What I’ve been reading

David Woodman, The First King of England: Aethelstan and the Birth of a Kingdom.  An excellent work.  One of the best books on early English history, and also one of the best books on how the Dark Ages morphed into early Medieval times.  Usually I find treatments in both areas difficult to follow, but this one produces a coherent and also non-exaggerated narrative.  It also will make you want to visit Northumbria.

Edmund Phelps, My Journeys in Economic Theory.  A fascinating memoir, I had not known he was so obsessed with Rawls and Nagel.  He also loved the tenor Franco Corelli, and was a Birgit Nilsson fan too.  Recommended, for those who like this sort of thing, and who already are familiar with the cast of characters.

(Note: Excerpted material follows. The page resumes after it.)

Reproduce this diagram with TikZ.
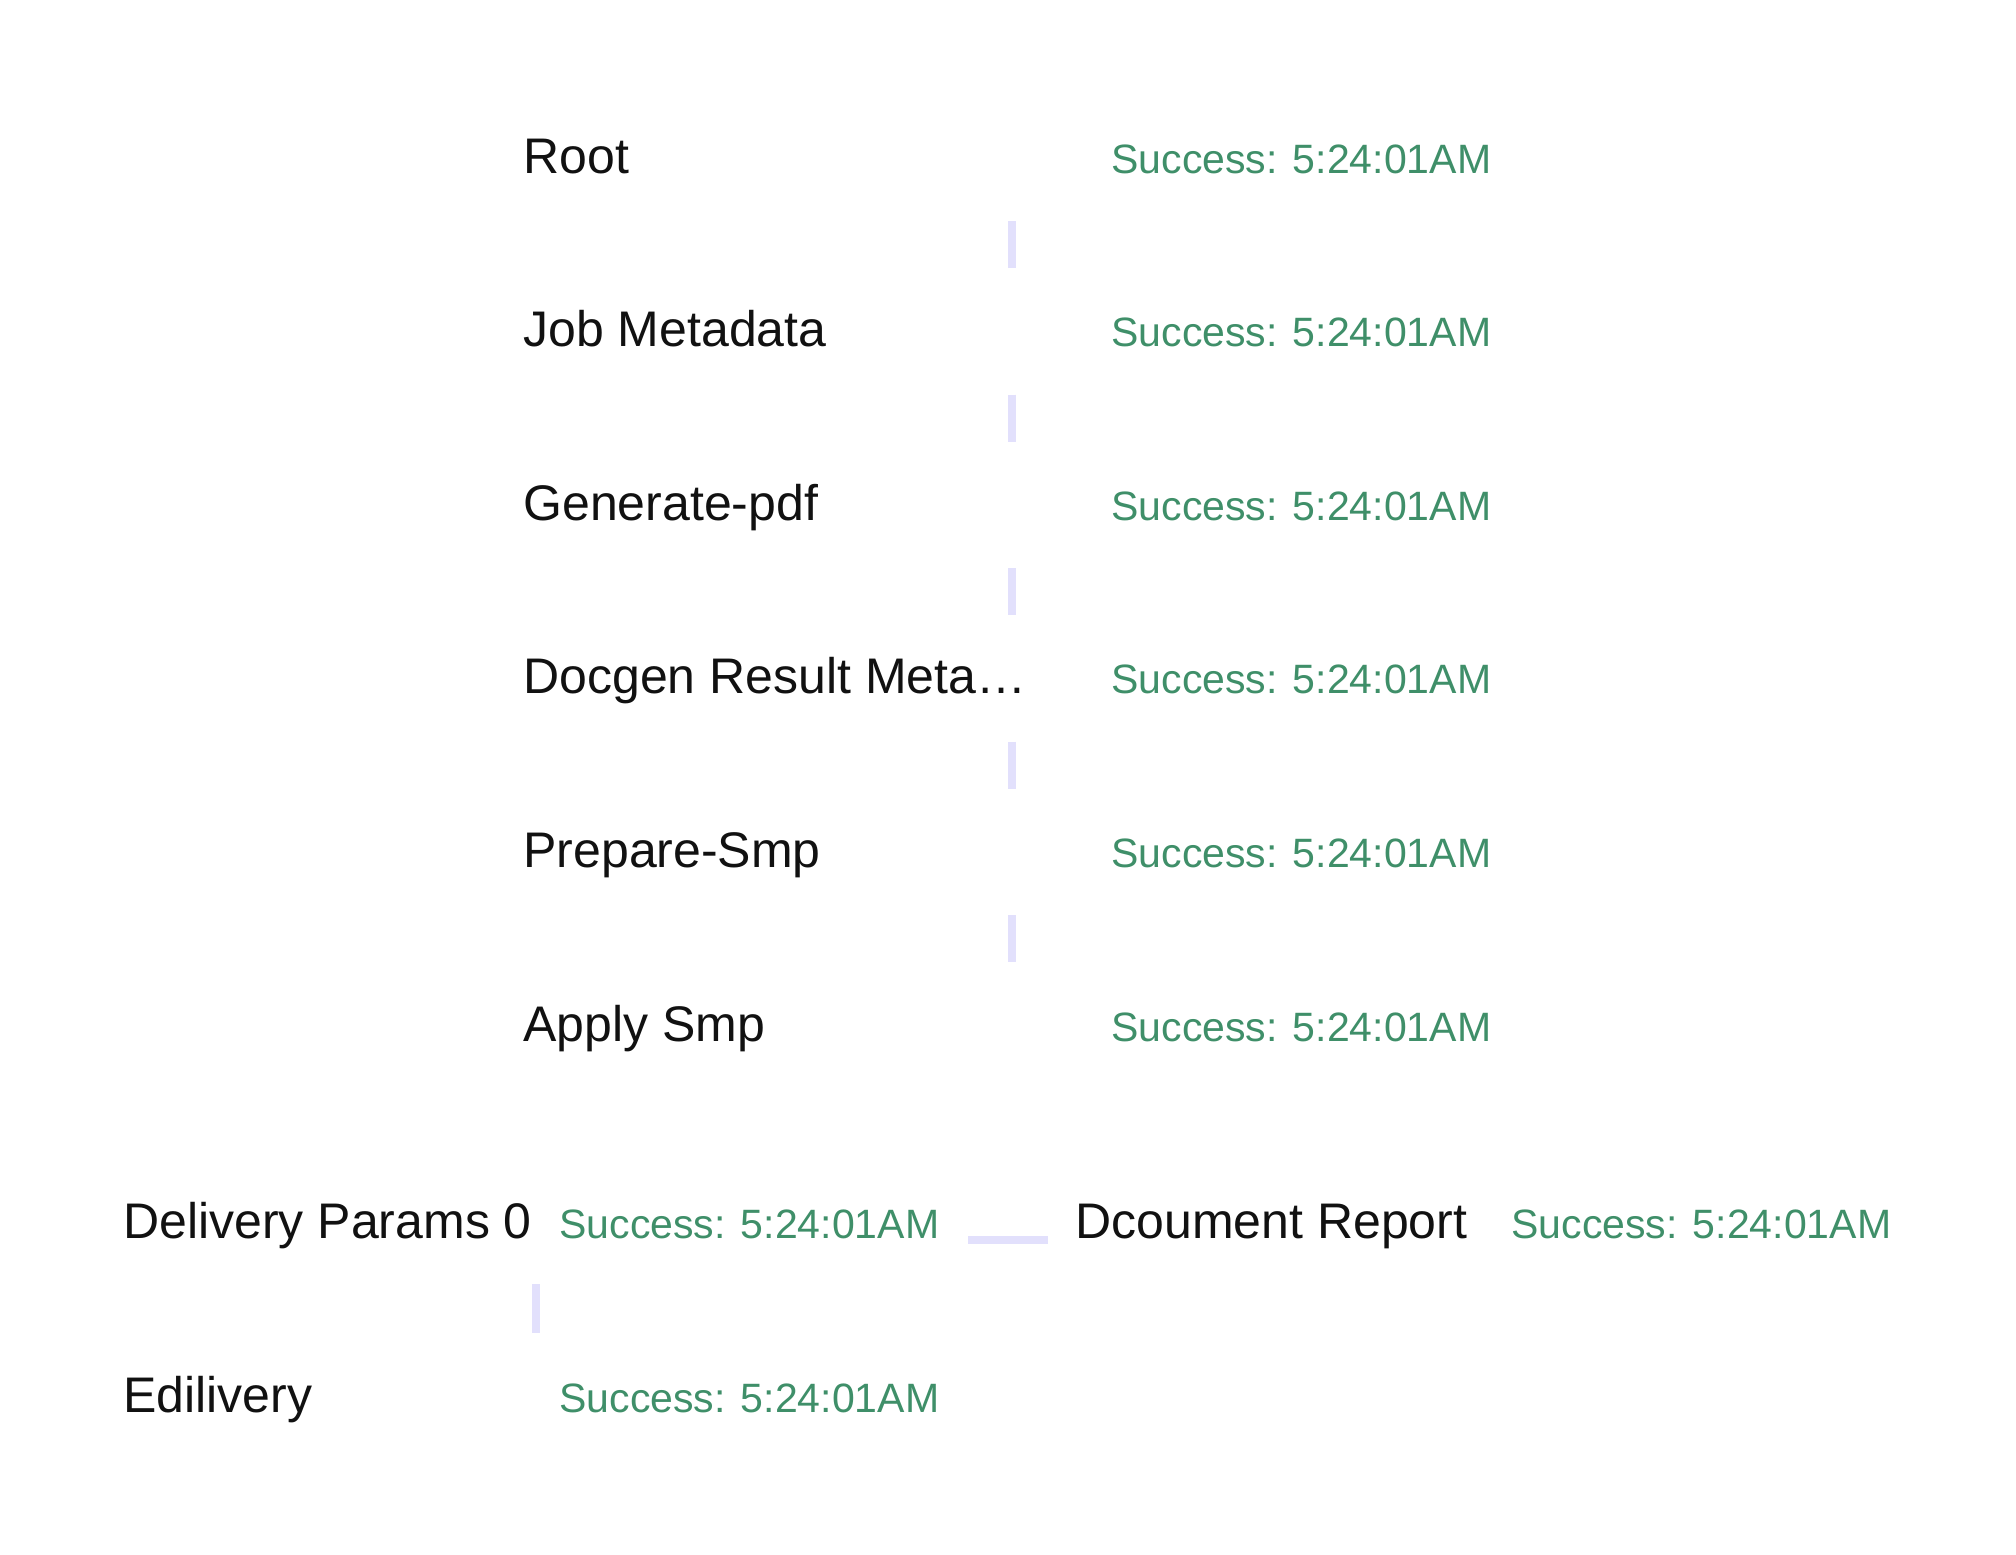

Bench Ansfield, Born in Flames: The Business of Arson and the Remaking of the American City.  Whenever a book demonstrates what people in New Jersey have known for decades, usually it is a good book.

Andrew Sean Greer, Less: A Novel.  I do not like much in contemporary American fiction, but so far I am quite enjoying this one.

Bernd Roeck, The World at First Light: A New History of the Renaissance.  934 pp. of text, covers too many topics in too desultory a fashion?

Pablo A. Pena, Human Capital for Humans: An Accessible Introduction to the Economic Science of the People, is a good popular-level introduction to human capital theory.

There is Carl Benedikt Frey, How Progress Ends: Technology, Innovation, and the Fate of Nations.